Image of Fashion Forward: 300 Years of Fashion
Author(s): 
Release Date: 
February 13, 2017
Publisher/Imprint: 
Rizzoli
Pages: 
280
Reviewed by: 

Warning: Readers beware!

“There are as many ways to define fashion as there are approaches to understand it . . .”
—Pamela Golbin

Fashion Forward is not some encyclopedic accounting of every fashion trend and every designer of the past three centuries but is instead an incisive and exquisitely curated overview of the world of fashion as seen through the eyes of those at Musée des Arts Décoratifs. The designers, the photographic examples, and the information that these authors proffer is not the usual list or cast of characters that so many books of this genre impart as a rule.
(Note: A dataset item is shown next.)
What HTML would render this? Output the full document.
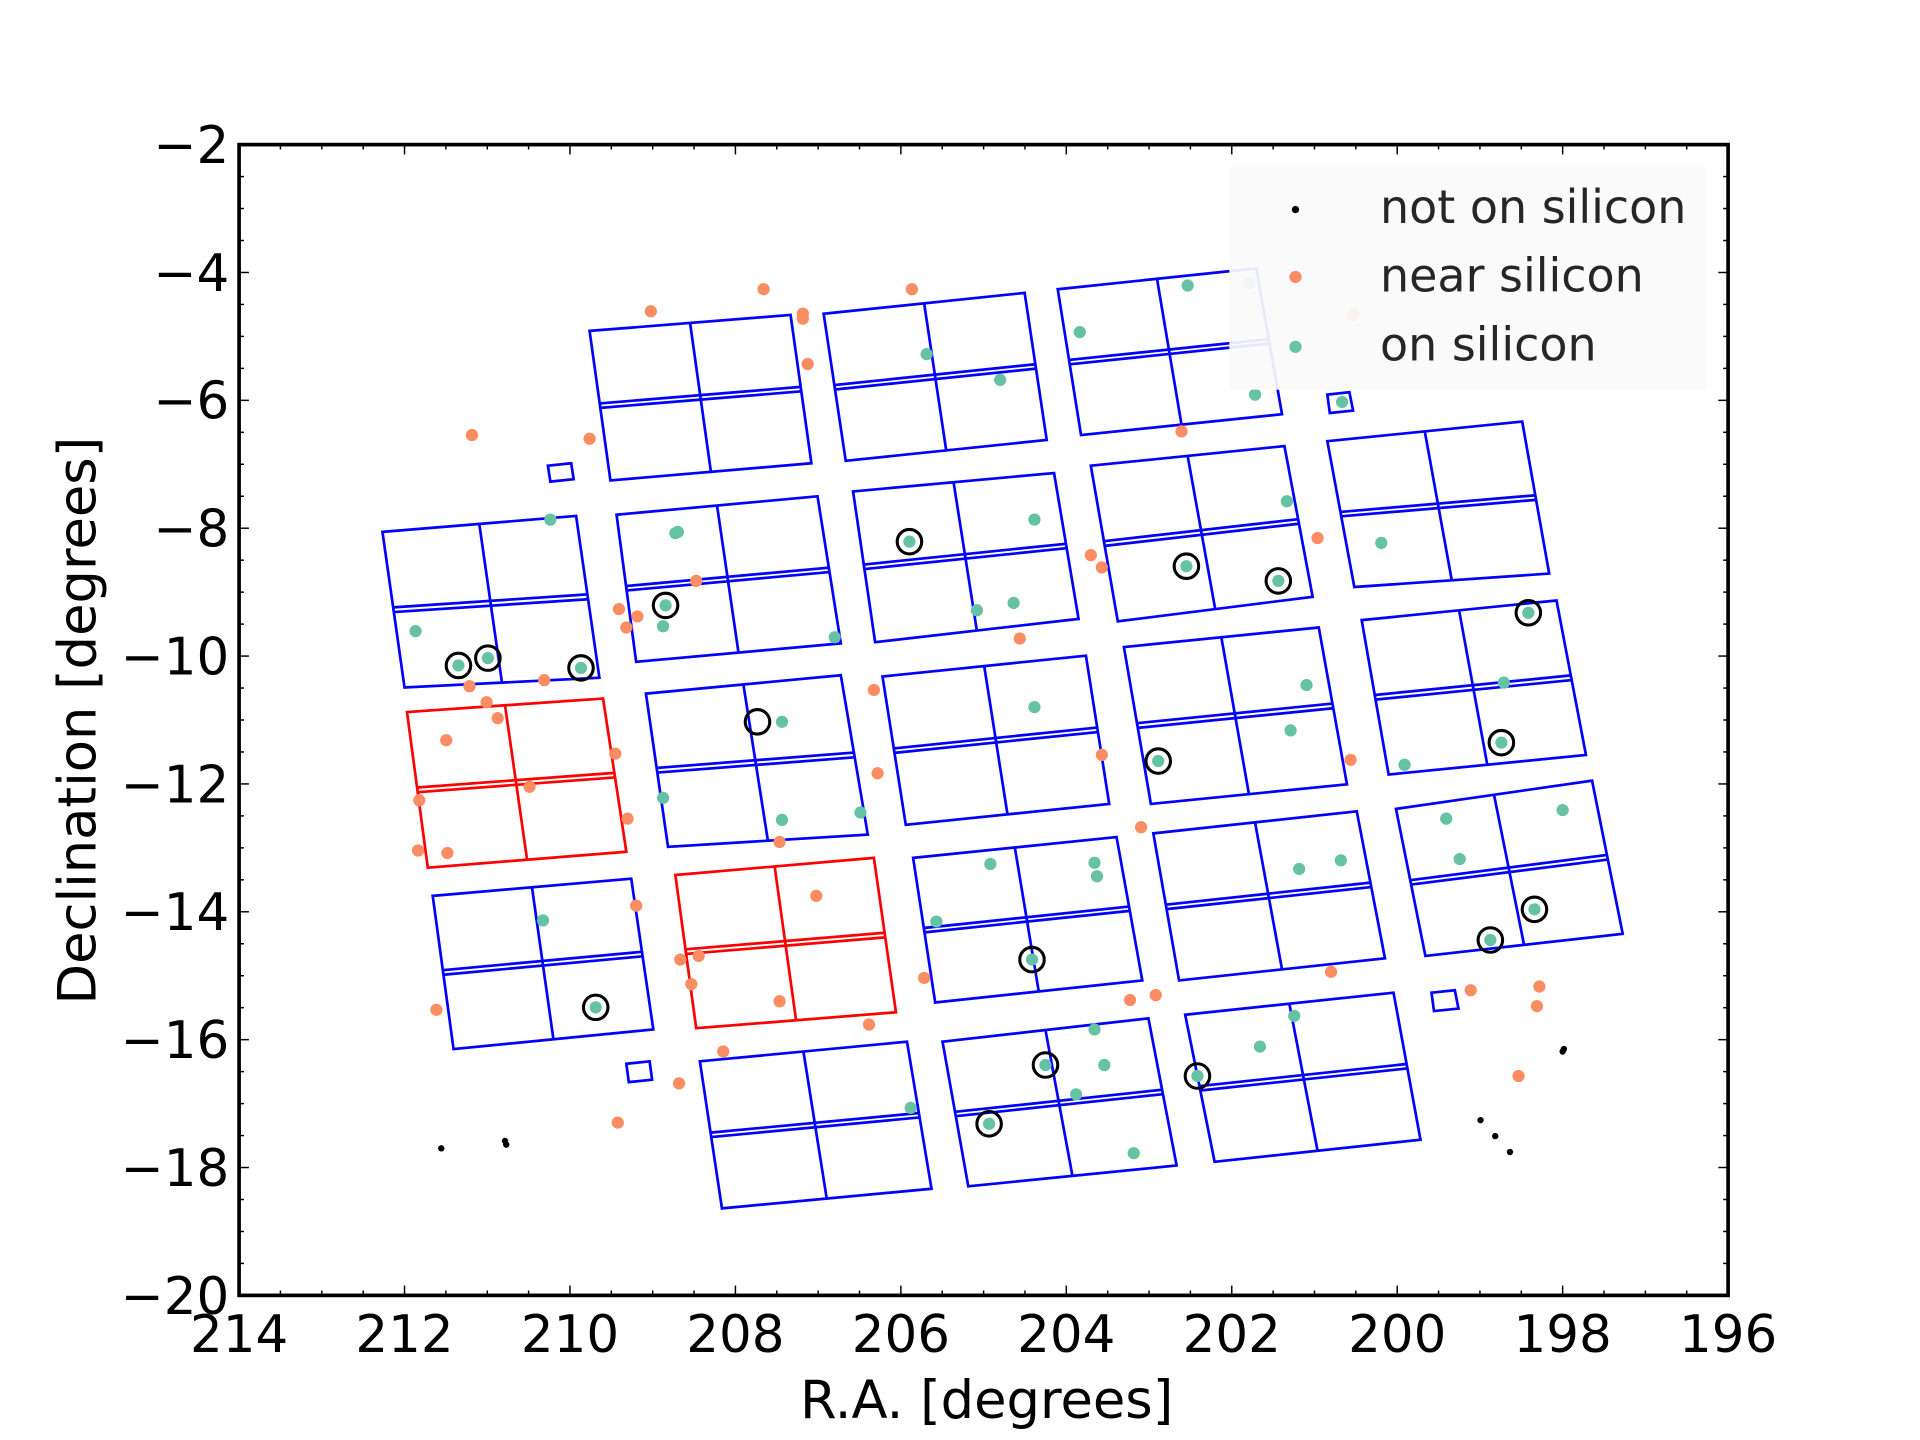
<!DOCTYPE html>
<html><head><meta charset="utf-8"><style>
html,body{margin:0;padding:0;background:#fff;}
svg{display:block;}
text{font-family:"DejaVu Sans","Liberation Sans",sans-serif;}
</style></head><body>
<svg id="s" width="1920" height="1440" viewBox="0 0 1566.5 1175" xmlns="http://www.w3.org/2000/svg">
<rect width="1570" height="1180" fill="#fff"/>
<g id="mods" fill="none" stroke-width="2.2"></g>
<g id="pts"></g>
<g id="legend">
<rect x="1003" y="136" width="389" height="182" fill="#fafafa" fill-opacity="0.93"/>
<circle cx="1057" cy="171" r="3" fill="#000"/>
<circle cx="1057" cy="226" r="5" fill="#fc8d62"/>
<circle cx="1057" cy="283" r="5" fill="#66c2a5"/>
<text x="1126" y="182" font-size="37.5" fill="#262626">not on silicon</text>
<text x="1126" y="238" font-size="37.5" fill="#262626">near silicon</text>
<text x="1126" y="294" font-size="37.5" fill="#262626">on silicon</text>
</g>
<g id="axes"></g>
</svg>
<script>
const NS="http://www.w3.org/2000/svg";
function el(p,t,a,txt){const e=document.createElementNS(NS,t);for(const k in a)e.setAttribute(k,a[k]);if(txt!==undefined)e.textContent=txt;p.appendChild(e);return e;}
const mods=document.getElementById('mods');
const M=[
[[481,270],[645,257],[662,378],[498,392],'b'],
[[672,256],[836,239],[854,359],[690,376],'b'],
[[863,236],[1025,219],[1046,338],[882,355],'b'],
[[312,434],[470,421],[489,553],[330,561],'b'],
[[503,420],[667,405],[686,525],[519,540],'b'],
[[696,401],[860,386],[880,505],[714,524],'b'],
[[890,380],[1048,364],[1071,487],[912,507],'b'],
[[1083,360],[1242,344],[1264,468],[1105,479],'b'],
[[332,581],[492,570],[511,695],[349,708],'r'],
[[527,566],[686,551],[708,681],[545,691],'b'],
[[720,552],[886,535],[905,656],[739,673],'b'],
[[917,528],[1076,512],[1099,640],[939,656],'b'],
[[1111,506],[1270,490],[1294,616],[1133,632],'b'],
[[353,731],[515,717],[533,840],[370,856],'b'],
[[551,714],[713,700],[731,826],[568,839],'r'],
[[745,700],[911,683],[932,800],[763,818],'b'],
[[941,680],[1107,662],[1130,782],[962,800],'b'],
[[1139,660],[1299,637],[1324,762],[1163,780],'b'],
[[571,866],[740,850],[760,970],[589,986],'b'],
[[769,850],[937,831],[960,951],[790,968],'b'],
[[967,828],[1137,810],[1159,930],[991,948],'b']];
const L=(a,b,t)=>[a[0]+(b[0]-a[0])*t,a[1]+(b[1]-a[1])*t];
M.forEach(m=>{const [A,B,C,D,c]=m;const col=c=='r'?'#f00':'#00f';
 el(mods,'polygon',{points:[A,B,C,D].map(p=>p.join(',')).join(' '),stroke:col});
 const l1=L(A,D,0.485),r1=L(B,C,0.485),l2=L(A,D,0.515),r2=L(B,C,0.515);
 el(mods,'line',{x1:l1[0],y1:l1[1],x2:r1[0],y2:r1[1],stroke:col});
 el(mods,'line',{x1:l2[0],y1:l2[1],x2:r2[0],y2:r2[1],stroke:col});
 const t1=L(A,B,0.5),b1=L(D,C,0.5);
 el(mods,'line',{x1:t1[0],y1:t1[1],x2:b1[0],y2:b1[1],stroke:col});
});
[[447,380,466,378,468,391,449,393],[1083,322,1101,320,1104,335,1085,337],[511,868,530,866,532,881,513,883],[1168,810,1187,808,1190,823,1170,825]].forEach(q=>{
 el(mods,'polygon',{points:q.join(' '),stroke:'#00f'});});
const pts=document.getElementById('pts');
const O=[[531,254],[623,236],[655,256],[655,260],[744,236],[659,297],[385,355],[481,358],[964,352],[1104,257],[890,453],[899,463],[1075,439],[568,474],[505,497],[520,503],[511,512],[832,521],[713,563],[397,573],[406,586],[383,560],[444,555],[364,604],[502,615],[716,631],[432,642],[899,616],[342,653],[512,668],[341,694],[365,696],[931,675],[636,687],[666,731],[519,739],[555,783],[570,780],[564,803],[754,798],[636,817],[709,836],[922,816],[943,812],[1086,793],[1200,808],[1256,805],[1254,821],[356,824],[590,858],[554,884],[1239,878],[504,916],[1102,620]];
const G=[[969,233],[1019,231],[881,271],[756,289],[816,310],[1024,322],[1095,328],[449,424],[551,435],[553,434],[844,424],[742,442],[1050,409],[968,462],[1127,443],[1043,474],[797,498],[827,492],[543,494],[541,511],[681,520],[339,515],[374,543],[398,537],[474,545],[844,577],[1066,559],[1227,557],[1053,596],[1247,500],[638,589],[1225,606],[945,621],[1146,624],[541,651],[638,669],[702,663],[1180,668],[1275,661],[808,705],[893,704],[895,715],[1060,709],[1094,702],[1191,701],[443,751],[764,752],[1252,742],[842,783],[1216,767],[486,822],[1056,829],[893,840],[1028,854],[901,869],[853,869],[977,878],[878,893],[743,904],[807,917],[925,941]];
O.forEach(p=>el(pts,'circle',{cx:p[0],cy:p[1],r:5,fill:'#fc8d62'}));
G.forEach(p=>el(pts,'circle',{cx:p[0],cy:p[1],r:5,fill:'#66c2a5'}));
[[374,543],[398,537],[474,545],[543,494],[742,442],[968,462],[1043,474],[1247,500],[618,589],[945,621],[1225,606],[1252,742],[1216,767],[842,783],[486,822],[853,869],[977,878],[807,917]].forEach(p=>el(pts,'circle',{cx:p[0],cy:p[1],r:10,fill:'none',stroke:'#000','stroke-width':2.5}));
[[360,937],[412,931],[413,934],[1275,858],[1276,856],[1208,914],[1220,927],[1232,940]].forEach(p=>el(pts,'circle',{cx:p[0],cy:p[1],r:2.6,fill:'#000'}));
const ax=document.getElementById('axes');
const X0=195,X1=1410,Y0=118,Y1=1057;
const xp=v=>X0+(214-v)*(X1-X0)/18, yp=v=>Y0+(-2-v)*(Y1-Y0)/18;
for(let k=0;k<=36;k++){const v=214-k*0.5;const x=xp(v);const maj=k%4==0;const l=maj?8:4;
 el(ax,'line',{x1:x,y1:Y1,x2:x,y2:Y1-l,stroke:'#000','stroke-width':1.2});
 el(ax,'line',{x1:x,y1:Y0,x2:x,y2:Y0+l,stroke:'#000','stroke-width':1.2});
 if(maj)el(ax,'text',{x:x,y:1103,'font-size':42,'text-anchor':'middle',fill:'#000'},String(v));}
for(let k=0;k<=36;k++){const v=-2-k*0.5;const y=yp(v);const maj=k%4==0;const l=maj?8:4;
 el(ax,'line',{x1:X0,y1:y,x2:X0+l,y2:y,stroke:'#000','stroke-width':1.2});
 el(ax,'line',{x1:X1,y1:y,x2:X1-l,y2:y,stroke:'#000','stroke-width':1.2});
 if(maj)el(ax,'text',{x:187,y:y+15,'font-size':42,'text-anchor':'end',fill:'#000'},'\u2212'+String(-v));}
el(ax,'rect',{x:X0,y:Y0,width:X1-X0,height:Y1-Y0,fill:'none',stroke:'#000','stroke-width':3});
el(ax,'text',{x:805,y:1157,'font-size':43,'text-anchor':'middle',fill:'#000'},'R.A. [degrees]');
el(ax,'text',{x:78,y:588,'font-size':43,'text-anchor':'middle',fill:'#000',transform:'rotate(-90 78 588)'},'Declination [degrees]');
</script>
</body></html>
With that said, you must be willing to read the book and not just thumb through to look at pretty pictures as the visual angle of the book is not its primary interest; the book is meant to educate, inform, enlighten, and entertain all the while broadening and increasing your frame of reference when it concerns fashion. In order to move forward you must look back and without question Fashion Forward proves that thought to be true.

“A good coutourier must be an architect for design, a sculptor for shape, a painter for color, a musician for harmony and a philosopher for temperance”
—Hommage à Balenciaga, 1985

Keeping that in mind, the authors provide context for a particular style or for a particular designer by offering a bit of history as well as a mini biography of sorts. One of the most stunning and intriguing aspects of the book is that the visuals that are “attached” to a designer are the not the ones that will come to mind, especially for the more experienced fashion reader. For example, when one thinks of Thierry Mugler, the first thing that comes to mind is strong exaggerated shoulders and an almost futuristic silhouette which is the polar opposite of what is shown here.

Fashion Forward can be a crash course in fashion for the less exposed fashion reader while it may be a source of new insights for the more experienced and educated fashion reader. This is no dry read of facts and data but instead an engaging, provocative read that needs to be considered by anyone who has an interest in fashion.

Having completed this tome, readers will feel saddened if they have missed this wonderful presentation that ended this past spring at the Musée des Arts Décoratifs.